EXERCISE GOAL: Could you write out every record below exactly, leaving out any pictures?

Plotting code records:
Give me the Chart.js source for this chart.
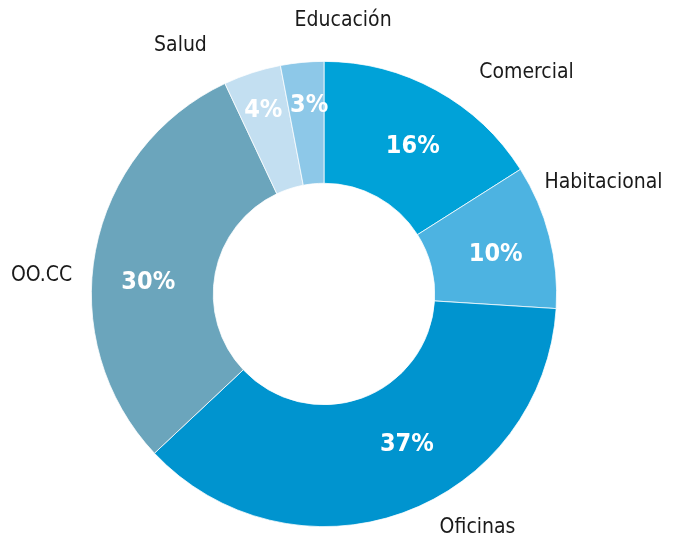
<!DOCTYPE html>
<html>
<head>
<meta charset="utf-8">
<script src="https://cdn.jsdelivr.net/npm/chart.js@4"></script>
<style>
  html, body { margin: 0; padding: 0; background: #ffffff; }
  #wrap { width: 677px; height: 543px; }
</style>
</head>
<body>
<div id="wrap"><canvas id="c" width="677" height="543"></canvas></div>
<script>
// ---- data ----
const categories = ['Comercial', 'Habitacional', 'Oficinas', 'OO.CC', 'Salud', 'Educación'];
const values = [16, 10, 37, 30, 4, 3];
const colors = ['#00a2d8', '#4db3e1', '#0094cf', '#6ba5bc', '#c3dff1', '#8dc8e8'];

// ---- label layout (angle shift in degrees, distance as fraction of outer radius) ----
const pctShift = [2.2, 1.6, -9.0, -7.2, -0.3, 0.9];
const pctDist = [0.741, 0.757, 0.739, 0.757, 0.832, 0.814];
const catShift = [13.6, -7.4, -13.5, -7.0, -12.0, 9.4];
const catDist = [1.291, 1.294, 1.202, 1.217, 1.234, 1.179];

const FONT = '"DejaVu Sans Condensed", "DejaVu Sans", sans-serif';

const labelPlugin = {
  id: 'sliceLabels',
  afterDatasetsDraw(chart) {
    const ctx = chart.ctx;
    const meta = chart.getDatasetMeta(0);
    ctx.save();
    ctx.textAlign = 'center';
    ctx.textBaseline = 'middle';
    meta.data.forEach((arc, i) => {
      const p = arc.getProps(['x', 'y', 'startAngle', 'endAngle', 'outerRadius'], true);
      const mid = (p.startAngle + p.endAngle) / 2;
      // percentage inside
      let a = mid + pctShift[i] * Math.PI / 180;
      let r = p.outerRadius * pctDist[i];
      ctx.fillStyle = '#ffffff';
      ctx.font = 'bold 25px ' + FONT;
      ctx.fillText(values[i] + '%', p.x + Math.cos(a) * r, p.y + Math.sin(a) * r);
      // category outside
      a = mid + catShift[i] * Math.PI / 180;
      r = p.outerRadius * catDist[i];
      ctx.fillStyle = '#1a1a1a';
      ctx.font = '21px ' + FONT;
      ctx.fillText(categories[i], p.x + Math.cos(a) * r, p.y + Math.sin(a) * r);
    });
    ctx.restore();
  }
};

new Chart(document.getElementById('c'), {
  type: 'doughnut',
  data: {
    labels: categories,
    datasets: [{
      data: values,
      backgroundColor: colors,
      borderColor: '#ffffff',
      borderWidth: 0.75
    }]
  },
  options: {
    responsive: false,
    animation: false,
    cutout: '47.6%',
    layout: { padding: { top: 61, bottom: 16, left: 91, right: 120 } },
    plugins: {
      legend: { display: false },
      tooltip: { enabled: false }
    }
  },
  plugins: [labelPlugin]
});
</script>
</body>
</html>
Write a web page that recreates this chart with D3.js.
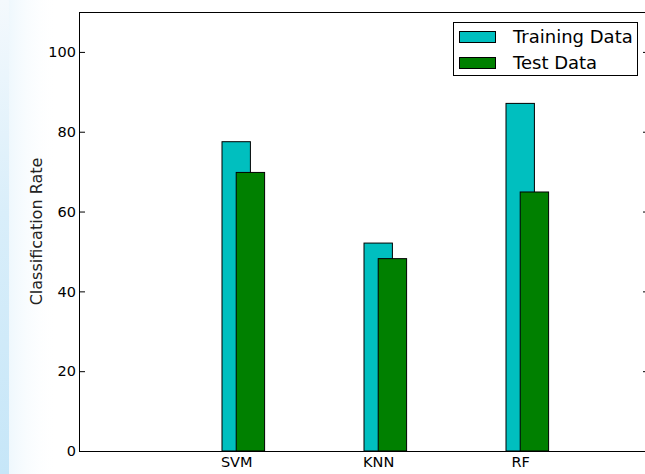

EXERCISE RESPONSE:
Give me the Chart.js source for this chart.
<!DOCTYPE html>
<html>
<head>
<meta charset="utf-8">
<script src="https://cdn.jsdelivr.net/npm/chart.js@4"></script>
<style>
  html, body { margin: 0; padding: 0; background: #ffffff; }
  #wrap { width: 677px; height: 543px; }
</style>
</head>
<body>
<div id="wrap"><canvas id="c" width="677" height="543"></canvas></div>
<script>
// ---- data ----
const categories = ['Comercial', 'Habitacional', 'Oficinas', 'OO.CC', 'Salud', 'Educación'];
const values = [16, 10, 37, 30, 4, 3];
const colors = ['#00a2d8', '#4db3e1', '#0094cf', '#6ba5bc', '#c3dff1', '#8dc8e8'];

// ---- label layout (angle shift in degrees, distance as fraction of outer radius) ----
const pctShift = [2.2, 1.6, -9.0, -7.2, -0.3, 0.9];
const pctDist = [0.741, 0.757, 0.739, 0.757, 0.832, 0.814];
const catShift = [13.6, -7.4, -13.5, -7.0, -12.0, 9.4];
const catDist = [1.291, 1.294, 1.202, 1.217, 1.234, 1.179];

const FONT = '"DejaVu Sans Condensed", "DejaVu Sans", sans-serif';

const labelPlugin = {
  id: 'sliceLabels',
  afterDatasetsDraw(chart) {
    const ctx = chart.ctx;
    const meta = chart.getDatasetMeta(0);
    ctx.save();
    ctx.textAlign = 'center';
    ctx.textBaseline = 'middle';
    meta.data.forEach((arc, i) => {
      const p = arc.getProps(['x', 'y', 'startAngle', 'endAngle', 'outerRadius'], true);
      const mid = (p.startAngle + p.endAngle) / 2;
      // percentage inside
      let a = mid + pctShift[i] * Math.PI / 180;
      let r = p.outerRadius * pctDist[i];
      ctx.fillStyle = '#ffffff';
      ctx.font = 'bold 25px ' + FONT;
      ctx.fillText(values[i] + '%', p.x + Math.cos(a) * r, p.y + Math.sin(a) * r);
      // category outside
      a = mid + catShift[i] * Math.PI / 180;
      r = p.outerRadius * catDist[i];
      ctx.fillStyle = '#1a1a1a';
      ctx.font = '21px ' + FONT;
      ctx.fillText(categories[i], p.x + Math.cos(a) * r, p.y + Math.sin(a) * r);
    });
    ctx.restore();
  }
};

new Chart(document.getElementById('c'), {
  type: 'doughnut',
  data: {
    labels: categories,
    datasets: [{
      data: values,
      backgroundColor: colors,
      borderColor: '#ffffff',
      borderWidth: 0.75
    }]
  },
  options: {
    responsive: false,
    animation: false,
    cutout: '47.6%',
    layout: { padding: { top: 61, bottom: 16, left: 91, right: 120 } },
    plugins: {
      legend: { display: false },
      tooltip: { enabled: false }
    }
  },
  plugins: [labelPlugin]
});
</script>
</body>
</html>
Write a web page that recreates this chart with D3.js.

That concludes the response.